Teraz gorsza wiadomość dla tych, którzy często zaglądali na tę stronę. Niestety, zgodnie z obietnicą muszę zawiesić swoją dziennikarską aktywność. Nie mogę być prezesem Polskiego Związku Jeździeckiego i oceniać dziennikarskim okiem tego, co się dzieje w środowisku jeździeckim. Bo to byłoby tak, jakbym sam siebie oceniał. Teraz nie jestem już zewnętrznym obserwatorem, a aktywnym moderatorem tego, co się będzie działo w tym środowisku.

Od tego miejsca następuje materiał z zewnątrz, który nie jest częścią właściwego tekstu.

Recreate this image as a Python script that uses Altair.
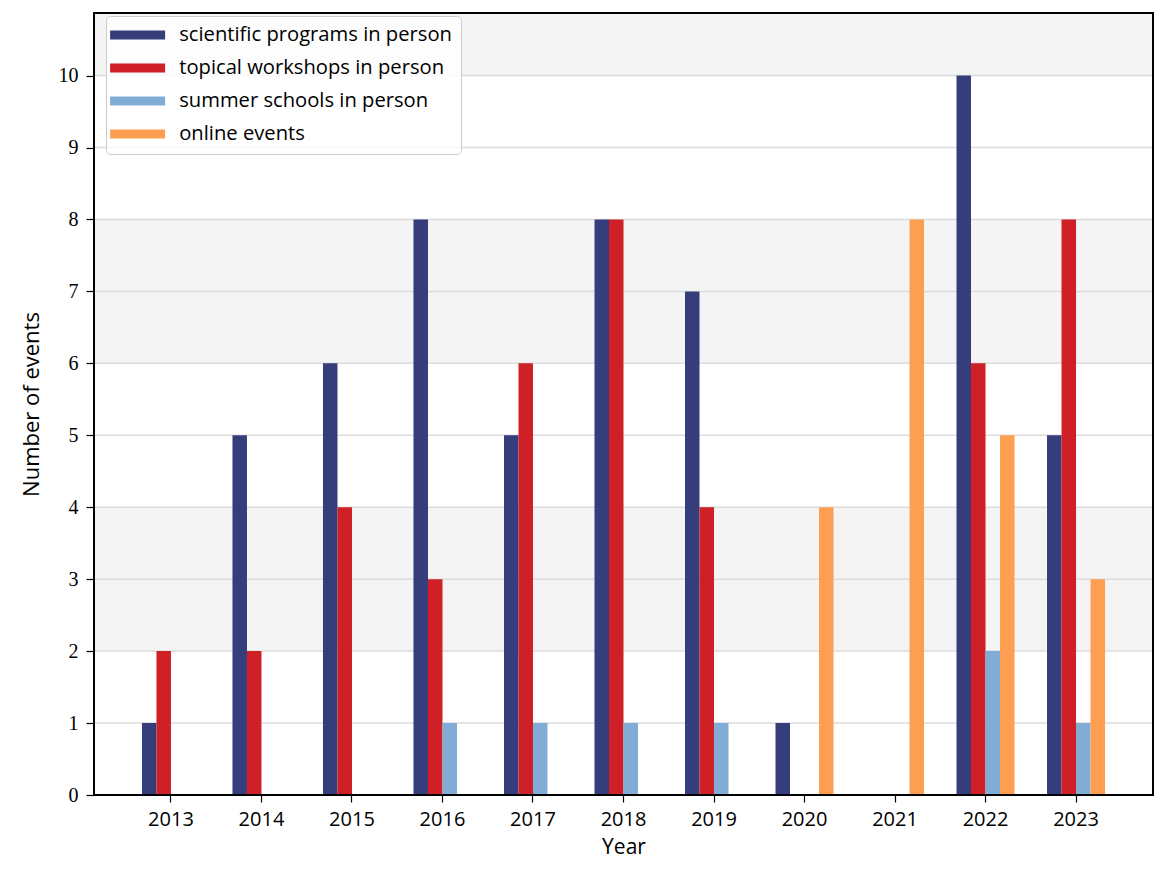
import altair as alt
import pandas as pd

years = [2013, 2014, 2015, 2016, 2017, 2018, 2019, 2020, 2021, 2022, 2023]
series = ["scientific programs in person", "topical workshops in person",
          "summer schools in person", "online events"]
scientific = [1, 5, 6, 8, 5, 8, 7, 1, 0, 10, 5]
topical = [2, 2, 4, 3, 6, 8, 4, 0, 0, 6, 8]
summer = [0, 0, 0, 1, 1, 1, 1, 0, 0, 2, 1]
online = [0, 0, 0, 0, 0, 0, 0, 4, 8, 5, 3]
colors = ["#353e7a", "#cf1f27", "#80acd6", "#fe9e50"]

y_max = 10.87
y_ticks = list(range(0, 11))
band_start = [2, 6, 10]
band_end = [4, 8, y_max]

rows = []
for name, vals in zip(series, [scientific, topical, summer, online]):
    for yr, v in zip(years, vals):
        rows.append({"year": str(yr), "series": name, "value": v})
df = pd.DataFrame(rows)
bands = pd.DataFrame({"y0": band_start, "y1": band_end})
grid = pd.DataFrame({"t": y_ticks})

yscale = alt.Scale(domain=[0, y_max], nice=False, zero=True)

band_layer = alt.Chart(bands).mark_rect(color="#f4f4f4").encode(
    x=alt.value(0), x2=alt.value("width"),
    y=alt.Y("y0:Q", scale=yscale), y2="y1:Q")

grid_layer = alt.Chart(grid).mark_rule(color="#dcdcdc", strokeWidth=1.5).encode(
    x=alt.value(0), x2=alt.value("width"),
    y=alt.Y("t:Q", scale=yscale))

bars = alt.Chart(df).mark_bar(strokeWidth=0).encode(
    x=alt.X("year:O", title="Year",
            scale=alt.Scale(paddingInner=0.359, paddingOuter=0.53),
            axis=alt.Axis(labelAngle=0, labelFont="Open Sans", labelFontSize=20,
                          labelColor="black", tickColor="black", tickSize=7,
                          tickWidth=1.2, labelPadding=7, domain=False,
                          titleFont="Open Sans", titleFontSize=21,
                          titleFontWeight="normal", titleColor="black",
                          titlePadding=7, zindex=1)),
    xOffset=alt.XOffset("series:N", sort=series,
                        scale=alt.Scale(domain=series, paddingInner=0, paddingOuter=0)),
    y=alt.Y("value:Q", scale=yscale, title="Number of events",
            axis=alt.Axis(values=y_ticks, format="d", grid=False,
                          labelFont="Liberation Serif",
                          labelFontSize=20, labelColor="black", tickColor="black",
                          tickSize=8, tickWidth=1.2, labelPadding=8, domain=False,
                          titleFont="Open Sans", titleFontSize=22,
                          titleFontWeight="normal", titleColor="black",
                          titlePadding=15, zindex=1)),
    color=alt.Color("series:N", sort=series,
                    scale=alt.Scale(domain=series, range=colors),
                    legend=alt.Legend(title=None, orient="none", legendX=12, legendY=3,
                                      symbolType="M-2.75,-0.45L2.75,-0.45L2.75,0.45L-2.75,0.45Z",
                                      symbolSize=400, symbolStrokeWidth=0,
                                      symbolOffset=12.5,
                                      labelFont="Open Sans", labelFontSize=20.2,
                                      labelColor="black", labelOffset=31.5,
                                      padding=9, rowPadding=12,
                                      strokeColor="#cccccc", fillColor="rgba(255,255,255,0.8)",
                                      cornerRadius=4, labelLimit=400)),
)

frame = alt.Chart(grid).mark_rect(fillOpacity=0, stroke="black", strokeWidth=1.5).encode(
    x=alt.value(0), x2=alt.value("width"), y=alt.value(0), y2=alt.value("height"))

chart = alt.layer(band_layer, grid_layer, bars, frame).properties(
    width=1059, height=782,
    autosize=alt.AutoSizeParams(type="none"),
    padding={"left": 86, "top": 5, "right": 4, "bottom": 66},
).configure_view(stroke=None).configure(background="white")

chart.save("out.html", embed_options={"renderer": "svg", "actions": False})
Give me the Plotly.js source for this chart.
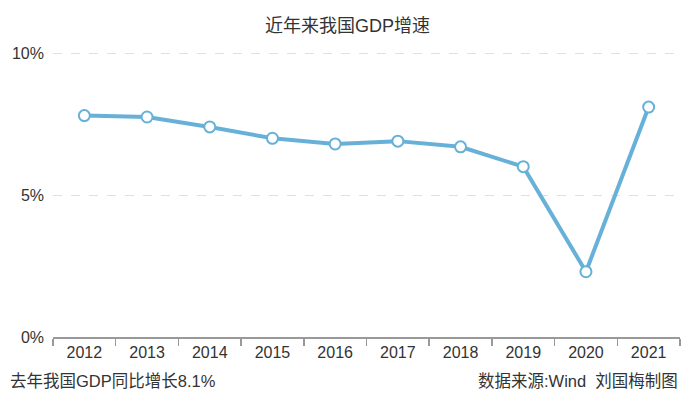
<!DOCTYPE html>
<html>
<head>
<meta charset="utf-8">
<script src="https://cdn.plot.ly/plotly-3.0.1.min.js"></script>
<style>
  html, body { margin: 0; padding: 0; background: #fff; }
  #chart { width: 695px; height: 402px; }
</style>
</head>
<body>
<div id="chart"></div>
<script>
const years = ['2012', '2013', '2014', '2015', '2016', '2017', '2018', '2019', '2020', '2021'];
const growth = [7.8, 7.75, 7.4, 7.0, 6.8, 6.9, 6.7, 6.0, 2.3, 8.1];
const yTicks = [0, 5, 10];
const yTickText = ['0%', '5%', '10%'];

const font = '"Liberation Sans", "Noto Sans CJK SC", sans-serif';

const trace = {
  x: years,
  y: growth,
  type: 'scatter',
  mode: 'lines+markers',
  line: { color: '#67b1d8', width: 4 },
  marker: { size: 11, color: '#ffffff', line: { color: '#67b1d8', width: 2 } },
  cliponaxis: false,
  hoverinfo: 'skip'
};

const layout = {
  width: 695,
  height: 402,
  margin: { l: 53, r: 15, t: 52, b: 65 },
  paper_bgcolor: '#ffffff',
  plot_bgcolor: '#ffffff',
  showlegend: false,
  font: { family: font, color: '#333333', size: 15 },
  title: {
    text: '近年来我国GDP增速',
    x: 0.5, xref: 'container', xanchor: 'center',
    y: 0.935, yanchor: 'middle',
    font: { family: font, size: 18, color: '#333333' }
  },
  xaxis: {
    type: 'category',
    range: [-0.5, 9.5],
    tickson: 'boundaries',
    ticks: 'outside',
    ticklen: 7,
    tickcolor: '#999999',
    tickwidth: 1.5,
    showline: true,
    linecolor: '#999999',
    linewidth: 1.5,
    showgrid: false,
    zeroline: false,
    fixedrange: true,
    tickfont: { family: font, size: 16, color: '#333333' }
  },
  yaxis: {
    range: [0, 10.04],
    tickvals: yTicks,
    ticktext: yTickText,
    ticks: '',
    ticklabelstandoff: 8,
    showline: false,
    showgrid: true,
    gridcolor: '#e0e0e0',
    griddash: 'dash',
    gridwidth: 1,
    zeroline: false,
    fixedrange: true,
    tickfont: { family: font, size: 16, color: '#333333' }
  },
  annotations: [
    {
      text: '去年我国GDP同比增长8.1%',
      xref: 'paper', yref: 'paper',
      x: -0.072, y: -0.155,
      xanchor: 'left', yanchor: 'middle',
      showarrow: false,
      font: { family: font, size: 16.5, color: '#333333' }
    },
    {
      text: '数据来源:Wind  刘国梅制图',
      xref: 'paper', yref: 'paper',
      x: 1.0, y: -0.155,
      xanchor: 'right', yanchor: 'middle',
      showarrow: false,
      font: { family: font, size: 16.5, color: '#333333' }
    }
  ]
};

Plotly.newPlot('chart', [trace], layout, { displayModeBar: false, staticPlot: true });
</script>
</body>
</html>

Z kolei na obserwowanie i komentowanie tego, co się dzieje, czy będzie działo w innych obszarach hipologicznych (np. w hodowli koni arabskich), nie będę miał już czasu. A poza tym to nie przystoi. Jak zawieszam dziennikarską działalność, to zawieszam.
Także moje komentowanie jeździectwa w Eurosporcie, czy – jak ostatnio – w NC+ ulegnie poważnemu ograniczeniu. Z zawodów z cyklu Cavaliada nie usłyszą Państwo mojego komentowania w ogóle, bo nie mogę komentować występów Polaków, gdy jestem prezesem Polskiego Związku Jeździeckiego. W Eurosporcie czasami może będę w stanie coś Państwu poopowiadać, gdy rywalizować będzie światowa czołówka, gdzie nie będzie naszych reprezentantów. Oby takich okazji było jak najmniej – takich, czyli bez Polaków.
Nie mówię „żegnajcie”, a jedynie do „usłyszenia i zobaczenia” (a właściwie: przeczytania) za cztery lata.